Audience members were encouraged to think about human nature in talks from author Mike Robbins and Marc Gopin, director of the Center for World Religions, Diplomacy and Conflict Resolution. Gopin explored the ability to move beyond hate and violence to empathy, while Robbins spoke about finding fulfillment by embracing vulnerability.

“Love a stranger wherever you go – across the street, across the world,” Gopin said. “Find your strangers and love them, and you will change history. You will change the world.”

Entrepreneurs Victoria Kisyombe and Suzanne Ackerman-Berman spoke of creating job opportunities for the underprivileged during the “Compassion” session. Once a widow with three children and a cow as her only possession, Kisyombe started her own microleasing company in Tanzania and provided women with the means to start their own businesses.

Ackerman-Berman shared her experiences as a child living in South Africa during apartheid rule and how she used entrepreneurship to fight inequality.

Also speaking in the “Compassion” segment were Dan Viederman and Meera Shenoy, whose talks focused on ethical employment.

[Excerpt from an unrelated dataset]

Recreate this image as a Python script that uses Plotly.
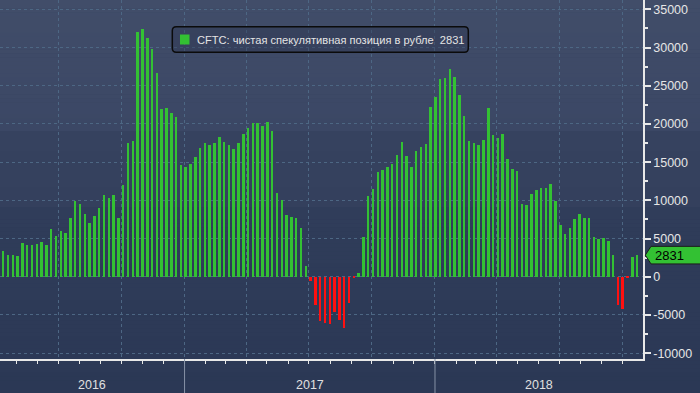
import plotly.graph_objects as go
import pandas as pd

# ---- data (weekly CFTC net speculative position in RUB, contracts) ----
START_DATE = "2016-04-12"
VALUES = [
    3400, 2880, 2880, 2750, 4450, 4190, 4190, 4320, 4580, 4190, 6280, 5360, 6020, 5760, 7720, 9940, 9550,
    8240, 7060, 7980, 9030, 10730, 10330, 10730, 7720, 12030, 17530, 17790, 32050, 32440, 31260, 29820, 26680, 21970,
    22110, 21450, 20930, 14650, 14390, 14780, 15700, 16870, 17530, 17270, 17530, 18310, 17660, 17270, 16740, 17530,
    18700, 19490, 20140, 20140, 19750, 20270, 19100, 10990, 10070, 8110, 7850, 7720, 6410, 1440,
    -520, -3700, -5840, -6060, -6230, -4670, -5710, -6760, -3490, -150,
    520, 5230, 10590, 11510, 13730, 14000, 14390, 14780, 15960, 17660,
    15870, 14390, 16480, 17000, 17400, 22240, 23540, 25900, 26030, 27210, 26160, 23810, 21060, 17790, 17530, 17270,
    17920, 22110, 18570, 18180, 18700, 15430, 14130, 13860, 9550, 9420, 10860, 11380, 11640, 11640, 12160, 9940,
    6800, 5620, 6410, 7590, 8240, 7720, 7720, 5230, 4970, 5100, 4710, 2880, -3710, -4190, -100, 2620, 2831,
]
DATES = pd.date_range(START_DATE, periods=len(VALUES), freq="7D")
SERIES_NAME = "CFTC: чистая спекулятивная позиция в рубле"
YEARS = ["2016", "2017", "2018"]
Y_TICKS = [-10000, -5000, 0, 5000, 10000, 15000, 20000, 25000, 30000, 35000]
Y_TICK_LABELS = [str(v) for v in Y_TICKS]

X_RANGE = [pd.Timestamp("2016-04-07"), pd.Timestamp("2018-10-31 04:00")]
Y_RANGE = [-10760, 36220]

GREEN = "#33c133"
RED = "#ff1010"
GRID = "#4d6784"
FONT = "Liberation Sans"

W, H = 700, 393
ML, MR, MT, MB = 0, 57, 0, 34
PW, PH = W - ML - MR, H - MT - MB

def px_x(p):
    return (p - ML) / PW

def px_y(p):
    return 1 - (p - MT) / PH

fig = go.Figure()
fig.add_bar(
    x=DATES, y=VALUES,
    marker=dict(color=[GREEN if v >= 0 else RED for v in VALUES], line=dict(width=0)),
    width=2.9 * 86400000,
    name=SERIES_NAME,
    showlegend=False,
)

shapes = []
# background gradient bands
def hexrgb(h):
    h = h.lstrip("#")
    return tuple(int(h[i:i + 2], 16) for i in (0, 2, 4))

segments = [(0, 131, "#414d69", "#3b4765"), (131, 207, "#36425f", "#34405d"), (207, 393, "#303d5a", "#2b3855")]
for y0, y1, c0, c1 in segments:
    a, b = hexrgb(c0), hexrgb(c1)
    n = max(1, (y1 - y0) // 4)
    for i in range(n):
        t = i / max(1, n - 1)
        col = "rgb(%d,%d,%d)" % tuple(round(a[k] + (b[k] - a[k]) * t) for k in range(3))
        ya = y0 + (y1 - y0) * i / n
        yb = y0 + (y1 - y0) * (i + 1) / n
        shapes.append(dict(type="rect", xref="paper", yref="paper", layer="below",
                           x0=px_x(-2), x1=px_x(W + 2), y0=px_y(yb + 0.5), y1=px_y(ya),
                           fillcolor=col, line=dict(width=0)))

# year separators below axis
for yr in YEARS[1:]:
    shapes.append(dict(type="line", xref="x", yref="paper", x0=yr + "-01-01", x1=yr + "-01-01",
                       y0=0, y1=px_y(H + 2), line=dict(color="#8792a6", width=1)))

# legend box with rounded corners
lx0, lx1, lyt, lyb = px_x(172.3), px_x(468.3), px_y(26.7), px_y(52.3)
rx, ry = 4 / PW, 4 / PH
path = (f"M {lx0+rx},{lyt} L {lx1-rx},{lyt} Q {lx1},{lyt} {lx1},{lyt-ry} "
        f"L {lx1},{lyb+ry} Q {lx1},{lyb} {lx1-rx},{lyb} L {lx0+rx},{lyb} "
        f"Q {lx0},{lyb} {lx0},{lyb+ry} L {lx0},{lyt-ry} Q {lx0},{lyt} {lx0+rx},{lyt} Z")
shapes.append(dict(type="path", xref="paper", yref="paper", path=path,
                   fillcolor="rgba(40,50,75,0.35)", line=dict(color="#0b0b0b", width=1.5)))
shapes.append(dict(type="rect", xref="paper", yref="paper", x0=px_x(180), x1=px_x(189.5),
                   y0=px_y(44.5), y1=px_y(34.5), fillcolor=GREEN, line=dict(width=0)))

# last value pennant on right axis
last = VALUES[-1]
hh = 1150
tip, bl, rr = px_x(645.3), px_x(651), px_x(W + 2)
shapes.append(dict(type="path", xref="paper", yref="y",
                   path=f"M {tip},{last} L {bl},{last+hh} L {rr},{last+hh} L {rr},{last-hh} L {bl},{last-hh} Z",
                   fillcolor=GREEN, line=dict(color="#1c1c1c", width=1)))

annotations = []
annotations.append(dict(xref="paper", yref="paper", x=px_x(195), y=px_y(40), xanchor="left", yanchor="middle",
                        text=SERIES_NAME + "\u00a0 " + str(last), showarrow=False,
                        font=dict(family=FONT, size=11.1, color="#e4e4e4")))
annotations.append(dict(xref="paper", yref="y", x=px_x(652.5), y=last, xanchor="left", yanchor="middle",
                        text=str(last), showarrow=False, font=dict(family=FONT, size=13, color="#000000")))

# year labels centred in visible part of each year
for yr in YEARS:
    a = max(pd.Timestamp(yr + "-01-01"), X_RANGE[0])
    b = min(pd.Timestamp(str(int(yr) + 1) + "-01-01"), X_RANGE[1])
    mid = a + (b - a) / 2
    annotations.append(dict(xref="x", yref="paper", x=mid, y=px_y(385), xanchor="center", yanchor="middle",
                            text=yr, showarrow=False, font=dict(family=FONT, size=12.5, color="#e0e0e0")))

fig.update_layout(
    width=W, height=H,
    margin=dict(l=ML, r=MR, t=MT, b=MB),
    paper_bgcolor="#2c3956",
    plot_bgcolor="rgba(0,0,0,0)",
    shapes=shapes,
    annotations=annotations,
    bargap=0,
    font=dict(family=FONT, color="#e6e6e6"),
)
fig.update_xaxes(
    type="date", range=X_RANGE,
    tick0="2016-01-01", dtick="M3",
    ticks="outside", ticklen=3, tickcolor="#e8e8e8", tickwidth=1,
    showticklabels=False,
    showgrid=True, gridcolor=GRID, griddash="3px,3px", gridwidth=1,
    showline=True, linecolor="#e8e8e8", linewidth=1.5,
    minor=dict(tick0="2016-01-01", dtick="M1", ticks="outside", ticklen=3, tickcolor="#e8e8e8", showgrid=False),
    zeroline=False,
)
fig.update_yaxes(
    side="right", range=Y_RANGE,
    tickmode="array", tickvals=Y_TICKS, ticktext=Y_TICK_LABELS,
    ticks="outside", ticklen=6, tickwidth=2, tickcolor="#e8e8e8",
    tickfont=dict(family=FONT, size=12.5, color="#e6e6e6"),
    showgrid=True, gridcolor=GRID, griddash="3px,3px", gridwidth=1,
    showline=True, linecolor="#e8e8e8", linewidth=1.5,
    minor=dict(tick0=0, dtick=2500, ticks="outside", ticklen=3, tickcolor="#e8e8e8", showgrid=False),
    zeroline=False,
)

fig.write_html("out.html", config={"displayModeBar": False},
               post_script="document.body.style.margin='0px';document.body.style.overflow='hidden';")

Viederman, CEO of Verite, spoke about ensuring ethical practices in supply chains. Shenoy founded Youth4Jobs, a company that helps people with disabilities secure jobs in India.

The conference also featured musical performances from musical minister Valerie Joi and flutist Viviana Guzman. Joi wrapped up the first segment with a live piano and singing performance, and Guzman played melodies on flutes from different parts of the world.

Apple co-founder Steve Wozniak finished up the conference by sharing his experiences while at UC Berkeley, entertaining the audience with stories about the various pranks he pulled as a student.

Various speakers throughout the conference paid homage to Leonard Nimoy, an actor known for his work in “Star Trek,” who passed away Friday.

“Live long and find happiness — or prosper,” Wozniak said, concluding his talk.